Favorabilia sunt amplianda, adiosa restrigenda (Penal laws which are favorable to the accused are given retroactive effect).
This defendant was charged with the crime of the falsification of a personal cedula.
After trial, the judge found the defendant guilty of the crime charged and sentenced him to be imprisoned for a period of three years and to pay a fine of P200, and in case of insolvency to suffer subsidiary imprisonment, in accordance with the provisions of section 55 of Act No. 1189 of the Philippine Commission.
Said law (Act No. 1189, sec. 55) was amended by Act No. 2126.
The punishment provided by said amendment for the crime described in the complaint is a fine in a sum not less than P200 nor more than P5,000, or by imprisonment for a term of not less than two months nor more than five years, or both, in the discretion of the court.

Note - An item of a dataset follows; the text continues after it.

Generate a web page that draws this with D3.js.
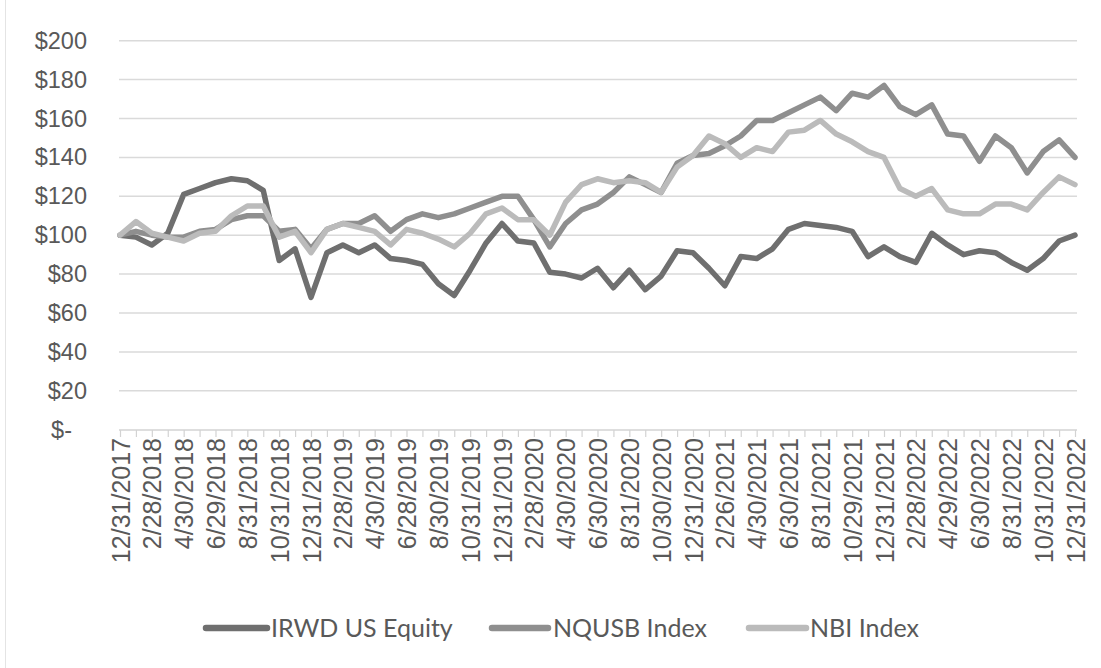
<!DOCTYPE html>
<html>
<head>
<meta charset="utf-8">
<script src="https://cdn.jsdelivr.net/npm/d3@7"></script>
<style>
  html, body { margin: 0; padding: 0; background: #ffffff; }
  svg { display: block; font-family: Lato, "Open Sans", sans-serif; }
</style>
</head>
<body>
<svg id="chart" width="1101" height="668"></svg>
<script>
// Month-end dates, Dec 2017 – Dec 2022
const categories = [
  "12/31/2017","1/31/2018","2/28/2018","3/29/2018","4/30/2018","5/31/2018","6/29/2018","7/31/2018","8/31/2018","9/28/2018","10/31/2018","11/30/2018",
  "12/31/2018","1/31/2019","2/28/2019","3/29/2019","4/30/2019","5/31/2019","6/28/2019","7/31/2019","8/30/2019","9/30/2019","10/31/2019","11/29/2019",
  "12/31/2019","1/31/2020","2/28/2020","3/31/2020","4/30/2020","5/29/2020","6/30/2020","7/31/2020","8/31/2020","9/30/2020","10/30/2020","11/30/2020",
  "12/31/2020","1/29/2021","2/26/2021","3/31/2021","4/30/2021","5/28/2021","6/30/2021","7/30/2021","8/31/2021","9/30/2021","10/29/2021","11/30/2021",
  "12/31/2021","1/31/2022","2/28/2022","3/31/2022","4/29/2022","5/31/2022","6/30/2022","7/29/2022","8/31/2022","9/30/2022","10/31/2022","11/30/2022",
  "12/31/2022"
];

// Growth of $100
const irwd = [
  100, 99, 95, 101, 121, 124, 127, 129, 128, 123, 87, 93,
  68, 91, 95, 91, 95, 88, 87, 85, 75, 69, 82, 96,
  106, 97, 96, 81, 80, 78, 83, 73, 82, 72, 79, 92,
  91, 83, 74, 89, 88, 93, 103, 106, 105, 104, 102, 89,
  94, 89, 86, 101, 95, 90, 92, 91, 86, 82, 88, 97,
  100
];
const nqusb = [
  100, 102, 100, 99, 99, 102, 103, 108, 110, 110, 102, 103,
  93, 103, 106, 106, 110, 102, 108, 111, 109, 111, 114, 117,
  120, 120, 108, 94, 106, 113, 116, 122, 130, 126, 122, 137,
  141, 142, 146, 151, 159, 159, 163, 167, 171, 164, 173, 171,
  177, 166, 162, 167, 152, 151, 138, 151, 145, 132, 143, 149,
  140
];
const nbi = [
  100, 107, 101, 99, 97, 101, 102, 110, 115, 115, 99, 102,
  91, 103, 106, 104, 102, 95, 103, 101, 98, 94, 101, 111,
  114, 108, 108, 100, 117, 126, 129, 127, 128, 127, 122, 135,
  141, 151, 147, 140, 145, 143, 153, 154, 159, 152, 148, 143,
  140, 124, 120, 124, 113, 111, 111, 116, 116, 113, 122, 130,
  126
];

const seriesNames = ["IRWD US Equity", "NQUSB Index", "NBI Index"];
const seriesColors = ["#6f6f6f", "#8f8f8f", "#bbbbbb"];
const yTickValues = [0, 20, 40, 60, 80, 100, 120, 140, 160, 180, 200];
const yTickLabels = ["$-", "$20", "$40", "$60", "$80", "$100", "$120", "$140", "$160", "$180", "$200"];

const series = [irwd, nqusb, nbi].map((values, k) => ({
  name: seriesNames[k],
  color: seriesColors[k],
  values
}));

const svg = d3.select("#chart");
const textColor = "#595959";

// faint outer frame on the left
svg.append("line")
  .attr("x1", 5.5).attr("x2", 5.5).attr("y1", 0).attr("y2", 668)
  .attr("stroke", "#e4e4e4").attr("stroke-width", 1);

const x = d3.scalePoint().domain(categories).range([120, 1075]);
const y = d3.scaleLinear().domain([0, 200]).range([429.7, 40.7]);

// horizontal gridlines
svg.append("g")
  .selectAll("line")
  .data(yTickValues.filter(v => v > 0))
  .join("line")
  .attr("x1", 119).attr("x2", 1077)
  .attr("y1", d => y(d)).attr("y2", d => y(d))
  .attr("stroke", "#dadada").attr("stroke-width", 1.5);

// y axis labels
const yAxis = d3.axisLeft(y)
  .tickValues(yTickValues)
  .tickSize(0)
  .tickPadding(0)
  .tickFormat((d, i) => yTickLabels[i]);
const gy = svg.append("g").attr("transform", "translate(87,0)").call(yAxis);
gy.select(".domain").remove();
gy.selectAll("text")
  .attr("fill", textColor)
  .style("font-size", "23.5px")
  .attr("dx", d => d === 0 ? -15 : 0);

// x axis with monthly ticks, labels every second month
const xAxis = d3.axisBottom(x)
  .tickSize(7)
  .tickSizeOuter(0)
  .tickFormat((d, i) => i % 2 === 0 ? d : "");
const gx = svg.append("g").attr("transform", "translate(0,430)").call(xAxis);
gx.select(".domain").attr("stroke", "#d3d3d3").attr("stroke-width", 1.5)
  .attr("d", "M119,0H1077");
gx.selectAll(".tick line").attr("stroke", "#d3d3d3").attr("stroke-width", 1.2);
gx.selectAll("text")
  .attr("fill", textColor)
  .style("font-size", "25px")
  .attr("transform", "rotate(-90)")
  .attr("x", -8)
  .attr("y", 0)
  .attr("dy", "0.36em")
  .style("text-anchor", "end");

// series lines
const line = d3.line()
  .x((d, i) => x(categories[i]))
  .y(d => y(d));

svg.append("g")
  .selectAll("path")
  .data(series)
  .join("path")
  .attr("d", s => line(s.values))
  .attr("fill", "none")
  .attr("stroke", s => s.color)
  .attr("stroke-width", 5.5)
  .attr("stroke-linejoin", "round")
  .attr("stroke-linecap", "round");

// legend
const legendItems = [
  { x0: 206, x1: 267, tx: 271 },
  { x0: 492, x1: 548, tx: 553 },
  { x0: 749, x1: 806, tx: 810 }
];
const legend = svg.append("g").attr("transform", "translate(0,628)");
const li = legend.selectAll("g")
  .data(series)
  .join("g");
li.append("line")
  .attr("x1", (d, i) => legendItems[i].x0)
  .attr("x2", (d, i) => legendItems[i].x1)
  .attr("y1", 0).attr("y2", 0)
  .attr("stroke", d => d.color)
  .attr("stroke-width", 6.5)
  .attr("stroke-linecap", "round");
li.append("text")
  .attr("x", (d, i) => legendItems[i].tx)
  .attr("y", 0)
  .attr("dy", "0.36em")
  .attr("fill", textColor)
  .style("font-size", "25px")
  .text(d => d.name);
</script>
</body>
</html>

The alleged offense in the present case was committed upon the 24th day of February, 1908, nearly four years before the amendment to said law.
Apparently, the penalty in the new law is more favorable to the defendant than that provided for by the old.
In the case of United States vs. Cuna, it was ruled that a repeal does not have the effect of thereafter depriving the courts of jurisdiction to try, convict, and sentence offenders charged with violations of the old law prior to its repeal.
However, article 22 of the Penal Code provides that penal laws shall have a retroactive effect in so far as they favor the person guilty of a felony or misdemeanor, even though at the time of the promulgation of such laws a final sentence has been pronounced and the convict is serving same.
Whether or not the accused can claim the benefits of article 22 for a lesser punishment through the retroactive application of the penal law.
Act No. 2126 took effect upon its passage and was applicable, certainly to all cases arising after the date of its enactment.
In the case of US vs. Hocbo, we held “that all amendments to the law (Penal Code) which are beneficial to the defendant should be given retroactive effect in so far as they favor the accused, when the acts complained of had been committed while the old law was still in force.”
Article 21 of said title and chapter provides that “no felony or misdemeanor shall be punishable by any penalty not prescribed by law prior to its commission.” This article is general in its provisions and in effect prohibits the Government from punishing any person for any felony or misdemeanor with any penalty which has not been prescribed by the law.
Article 22 provides that “Penal laws shall have a retroactive effect in so far as they favor the person guilty of a felony or misdemeanor, although at the time of the publication of such laws a final sentence has been pronounced and the convict is serving same.” This provision clearly has no direct application to the provisions of the Penal Code. Its (art. 22) application to the Penal Code can only be invoked where some former or subsequent law is under consideration.
It must necessarily relate (1) to penal laws existing prior to the Penal Code, in which the penalty was less severe than those of the Penal Code; or (2) to laws enacted subsequent to the Penal Code, in which the penalty was more favorable to the accused.
In consideration, then, of the provisions of article 22 in relation with the more favorable provisions of Act No. 2126, and in view of the nature of the offense in this case, we are of the opinion that the sentence of the lower court should be modified and that the defendant should be sentenced to be imprisoned for a period of two months and to pay a fine in the sum of P200 and costs.